If you are staying in Kanazawa and want to get away from it all, you can drive up into the mountains just twenty minutes and find yourself in Yuwaku, a sleepy hot spring village. Here, you can visit a small public onsen for just 350 yen (about three US dollars) and have a soak. The onsen itself is a bit utilitarian, but it’s still lovely. You can also go for a walk just up the hill …
… and find yourself at this beautiful shrine in the woods:
Two dogs, or komainu, stand guard at the shrine’s entrance:
At the open-air shrine just beyond …
… visitors pray, leave offerings, and select omikuji, fortune-telling paper slips that you draw from a jar and then tie to a nearby stand (the stand is on the right below):
There’s also a second, much larger shrine just a few meters up the hillside.
Before you visit, you are supposed to clean your hands and mouth at this purification trough:
Unfortunately, the shrine itself was closed (we’re finding this to be a theme in Japan) …
… but we found all sorts of religious icons and tiny shrines nearby.

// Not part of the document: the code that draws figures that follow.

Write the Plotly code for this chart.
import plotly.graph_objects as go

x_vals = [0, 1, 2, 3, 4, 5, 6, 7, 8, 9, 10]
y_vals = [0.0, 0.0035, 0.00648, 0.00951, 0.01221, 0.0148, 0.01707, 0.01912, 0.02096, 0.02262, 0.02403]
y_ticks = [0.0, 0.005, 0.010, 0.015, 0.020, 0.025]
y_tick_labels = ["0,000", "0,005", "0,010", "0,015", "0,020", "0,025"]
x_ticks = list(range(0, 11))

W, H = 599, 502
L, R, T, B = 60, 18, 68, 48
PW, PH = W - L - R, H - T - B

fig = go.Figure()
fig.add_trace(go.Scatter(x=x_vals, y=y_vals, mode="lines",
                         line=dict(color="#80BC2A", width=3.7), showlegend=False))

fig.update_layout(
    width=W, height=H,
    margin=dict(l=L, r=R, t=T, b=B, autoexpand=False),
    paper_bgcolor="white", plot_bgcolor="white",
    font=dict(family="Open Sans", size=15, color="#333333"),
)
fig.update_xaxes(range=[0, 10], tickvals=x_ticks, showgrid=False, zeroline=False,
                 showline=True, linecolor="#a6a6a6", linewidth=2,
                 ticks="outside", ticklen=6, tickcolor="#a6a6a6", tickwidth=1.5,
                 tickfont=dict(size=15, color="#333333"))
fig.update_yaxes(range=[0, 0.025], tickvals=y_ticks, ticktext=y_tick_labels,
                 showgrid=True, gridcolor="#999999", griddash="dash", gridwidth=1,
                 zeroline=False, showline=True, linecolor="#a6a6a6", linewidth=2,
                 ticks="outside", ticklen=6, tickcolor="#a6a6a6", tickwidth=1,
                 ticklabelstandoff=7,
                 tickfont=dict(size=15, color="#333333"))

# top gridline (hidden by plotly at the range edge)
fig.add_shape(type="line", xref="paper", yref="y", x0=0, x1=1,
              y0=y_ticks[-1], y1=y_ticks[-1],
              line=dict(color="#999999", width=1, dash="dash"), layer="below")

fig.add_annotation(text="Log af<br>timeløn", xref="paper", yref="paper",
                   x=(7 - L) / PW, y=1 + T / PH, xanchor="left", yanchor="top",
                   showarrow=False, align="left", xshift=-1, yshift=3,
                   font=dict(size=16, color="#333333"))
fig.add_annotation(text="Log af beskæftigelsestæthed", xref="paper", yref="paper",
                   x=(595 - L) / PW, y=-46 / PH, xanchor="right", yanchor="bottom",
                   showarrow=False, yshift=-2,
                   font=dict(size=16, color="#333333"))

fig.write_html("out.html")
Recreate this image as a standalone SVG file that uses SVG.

One section of the ground was beautifully laid out with long stones:
Small enclosures held even smaller deities …
… all nearly faceless and wearing bibs, both of which seem to be the norm:
I really liked this mossy pot on a rock, which has been strung with a shimenawa, or rice rope.
These ropes mark the boundary to something sacred — they represent the places where the heavens and the earth meet. Shimenawa are nearly always hung with little brooms and folded pieces of paper that look like lightning strikes, called shide.

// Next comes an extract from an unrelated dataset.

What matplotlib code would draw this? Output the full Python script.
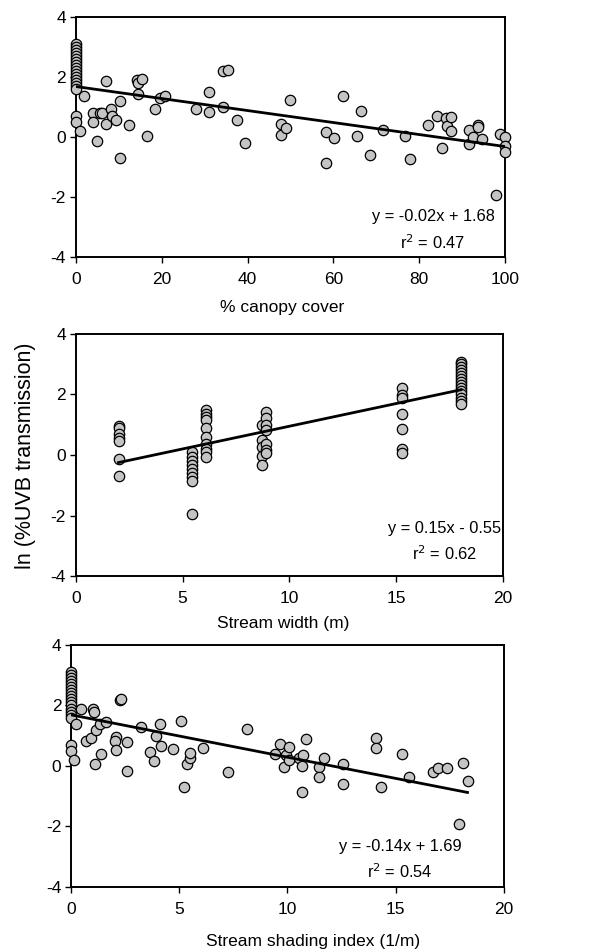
import matplotlib

matplotlib.use("Agg")
import matplotlib.pyplot as plt
import numpy as np

plt.rcParams["font.family"] = ["Liberation Sans", "DejaVu Sans"]

# panel 1: % canopy cover
canopy_x = [0] * 18 + [
    0.9, 1.9, 4.0, 4.0, 5.0, 5.6, 6.2, 7.1, 7.1, 8.2, 8.4, 9.3, 10.3, 10.3,
    12.4, 14.3, 14.5, 14.4, 15.5, 16.5, 18.5, 19.6, 20.7, 28.0, 31.1, 31.1,
    34.2, 35.4, 34.3, 37.5, 39.4, 47.8, 47.8, 48.9, 49.9, 58.3, 58.3, 60.2,
    62.3, 65.4, 66.4, 68.5, 71.6, 76.8, 77.9, 82.1, 84.2, 85.2, 86.2, 86.4,
    87.4, 87.4, 91.5, 91.5, 92.6, 93.6, 93.8, 94.7, 97.8, 98.8, 100, 100, 100,
]
canopy_y = [
    3.1, 3.0, 2.9, 2.8, 2.7, 2.6, 2.5, 2.4, 2.3, 2.2, 2.1, 2.0, 1.9, 1.8,
    1.7, 1.6, 0.7, 0.5,
    0.19, 1.38, 0.8, 0.5, -0.15, 0.8, 0.8, 1.85, 0.44, 0.94, 0.7, 0.55, 1.19,
    -0.7, 0.39, 1.9, 1.8, 1.43, 1.93, 0.04, 0.94, 1.3, 1.38, 0.94, 1.49, 0.82,
    2.19, 2.22, 0.99, 0.58, -0.2, 0.44, 0.06, 0.3, 1.22, 0.17, -0.87, -0.03,
    1.38, 0.04, 0.88, -0.59, 0.22, 0.04, -0.72, 0.41, 0.69, -0.37, 0.63, 0.36,
    0.66, 0.19, 0.22, -0.22, -0.01, 0.41, 0.33, -0.07, -1.94, 0.1, -0.01,
    -0.31, -0.5,
]

# panel 2: stream width (m)
width_x = (
    [2.0] * 7 + [5.44] * 9 + [6.12] * 10 + [8.72] * 5 + [8.92] * 7
    + [15.29] * 7 + [18.05] * 15
)
width_y = [
    0.95, 0.88, 0.71, 0.55, 0.46, -0.14, -0.69,
    0.1, -0.06, -0.2, -0.34, -0.47, -0.61, -0.72, -0.85, -1.94,
    1.5, 1.37, 1.26, 1.15, 0.88, 0.6, 0.38, 0.21, 0.1, -0.06,
    0.98, 0.49, 0.27, -0.03, -0.34,
    1.43, 1.21, 0.98, 0.82, 0.38, 0.16, 0.05,
    2.23, 1.98, 1.9, 1.37, 0.86, 0.21, 0.05,
    3.08, 3.0, 2.9, 2.8, 2.7, 2.6, 2.5, 2.4, 2.3, 2.2, 2.1, 2.0, 1.9, 1.8, 1.7,
]

# panel 3: stream shading index (1/m)
shade_x = [0] * 18 + [
    0.12, 0.25, 0.48, 0.71, 0.92, 1.02, 1.05, 1.09, 1.17, 1.35, 1.4, 1.63,
    2.08, 2.05, 2.08, 2.25, 2.32, 2.58, 2.58, 3.23, 3.63, 3.82, 3.94, 4.09,
    4.17, 4.69, 5.09, 5.2, 5.35, 5.48, 5.51, 6.09, 7.25, 8.12, 9.43, 9.66,
    9.85, 9.92, 10.05, 10.05, 10.54, 10.69, 10.74, 10.69, 10.85, 11.46, 11.46,
    11.71, 12.55, 12.58, 14.08, 14.08, 14.31, 15.28, 15.63, 16.74, 16.97,
    17.35, 17.92, 18.12, 18.32,
]
shade_y = [
    3.1, 3.0, 2.9, 2.8, 2.7, 2.6, 2.5, 2.4, 2.3, 2.2, 2.1, 2.0, 1.9, 1.8,
    1.7, 1.6, 0.7, 0.5,
    0.19, 1.39, 1.87, 0.83, 0.94, 1.9, 1.79, 0.06, 1.2, 1.39, 0.39, 1.44,
    0.97, 0.83, 0.52, 2.18, 2.23, 0.78, -0.16, 1.3, 0.45, 0.17, 0.99, 1.39,
    0.67, 0.56, 1.48, -0.69, 0.06, 0.28, 0.44, 0.58, -0.19, 1.22, 0.41, 0.72,
    -0.03, 0.36, 0.63, 0.19, 0.27, 0.0, 0.36, -0.86, 0.89, -0.03, -0.36,
    0.25, 0.06, -0.6, 0.91, 0.6, -0.71, 0.41, -0.36, -0.19, -0.06,
    -0.06, -1.93, 0.1, -0.49,
]

# fitted lines: slope, intercept, x range
fits = [(-0.02, 1.68, 0, 100), (0.15, -0.55, 2.0, 18.05), (-0.14, 1.69, 0, 18.32)]
eq_labels = ["y = -0.02x + 1.68", "y = 0.15x - 0.55", "y = -0.14x + 1.69"]
r2_labels = ["r$^2$ = 0.47", "r$^2$ = 0.62", "r$^2$ = 0.54"]
x_labels = ["% canopy cover", "Stream width (m)", "Stream shading index (1/m)"]
x_ticks = [[0, 20, 40, 60, 80, 100], [0, 5, 10, 15, 20], [0, 5, 10, 15, 20]]
y_ticks = [-4, -2, 0, 2, 4]

fig = plt.figure(figsize=(5.97, 9.51), dpi=100)
rects = [
    [0.127, 0.7298, 0.719, 0.2524],
    [0.127, 0.3943, 0.715, 0.2545],
    [0.119, 0.0673, 0.725, 0.2545],
]
text_pos = [(0.832, 0.167, 0.058), (0.864, 0.198, 0.091), (0.76, 0.169, 0.062)]
label_pos = [(0.48, -0.2125), (0.485, -0.195), (0.56, -0.227)]
data = [(canopy_x, canopy_y), (width_x, width_y), (shade_x, shade_y)]

for i, rect in enumerate(rects):
    ax = fig.add_axes(rect)
    xs, ys = data[i]
    ax.scatter(xs, ys, s=56, facecolor="#c4c4c4", edgecolor="black",
               linewidth=0.9, zorder=3, clip_on=False)
    m, b, x0, x1 = fits[i]
    lx = np.array([x0, x1])
    ax.plot(lx, m * lx + b, color="black", linewidth=2.0, zorder=4)
    ax.set_xlim(x_ticks[i][0], x_ticks[i][-1])
    ax.set_ylim(-4, 4)
    ax.set_xticks(x_ticks[i])
    ax.set_yticks(y_ticks)
    ax.set_yticklabels([str(t) for t in y_ticks])
    ax.tick_params(direction="out", length=4, width=1, labelsize=12.5, pad=3)
    ax.tick_params(axis="x", pad=7)
    for sp in ax.spines.values():
        sp.set_linewidth(1.4)
    tx, ty1, ty2 = text_pos[i]
    ax.text(tx, ty1, eq_labels[i], transform=ax.transAxes, ha="center",
            va="center", fontsize=11.8)
    ax.text(tx, ty2, r2_labels[i], transform=ax.transAxes, ha="center",
            va="center", fontsize=11.8)
    ax.set_xlabel(x_labels[i], fontsize=12.5, va="center")
    ax.xaxis.set_label_coords(*label_pos[i])

fig.text(0.042, 1 - 456 / 951, "ln (%UVB transmission)", rotation=90,
         ha="center", va="center", fontsize=15.5)

fig.savefig("out.png", dpi=100)
plt.close(fig)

At this shrine, someone has also put a shimenawa high up in a tree:
Just beyond the shrines, a trekking path leads steeply up into the woods:
You can also walk (or drive) a short distance up the nearby road to the local duck pond.

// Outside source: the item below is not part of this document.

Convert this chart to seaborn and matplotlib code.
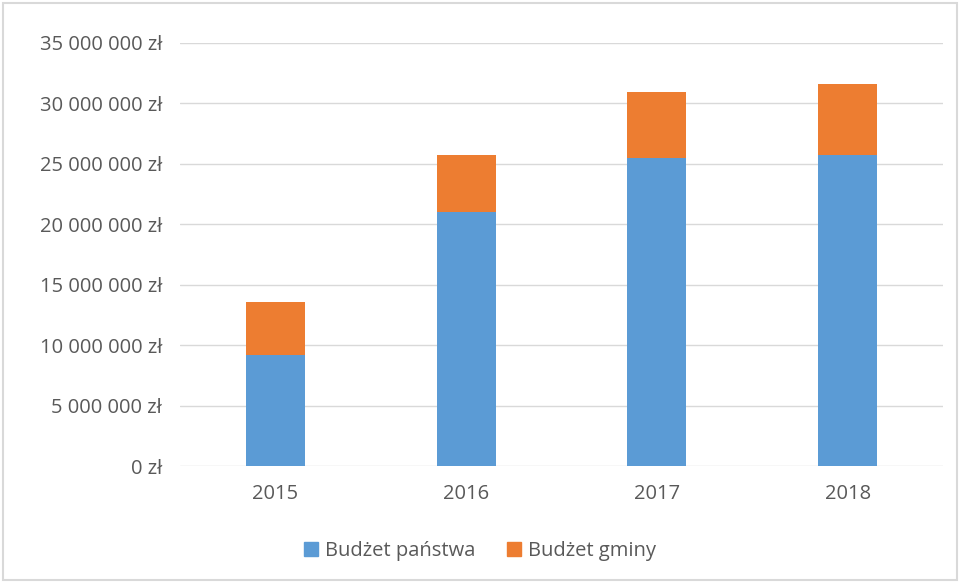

Here, you can inspect the old ice house …
… stand on a lovely bridge …
… and take a leisurely stroll around the water.
If you wander back into town, you can visit this odd fountain …
… which is watched over by an even stranger plastic-bag doll:
Before you leave Yuwaku, I would highly recommend a coffee lunch visit to Cafe Lente. The space — which includes handmade furniture and a piano — is beautiful.
The cafe looks right out over the woods:
The food menu is very limited, but everything is delicious. We loved the pumpkin curry — and everyone should try the fruit sandwich!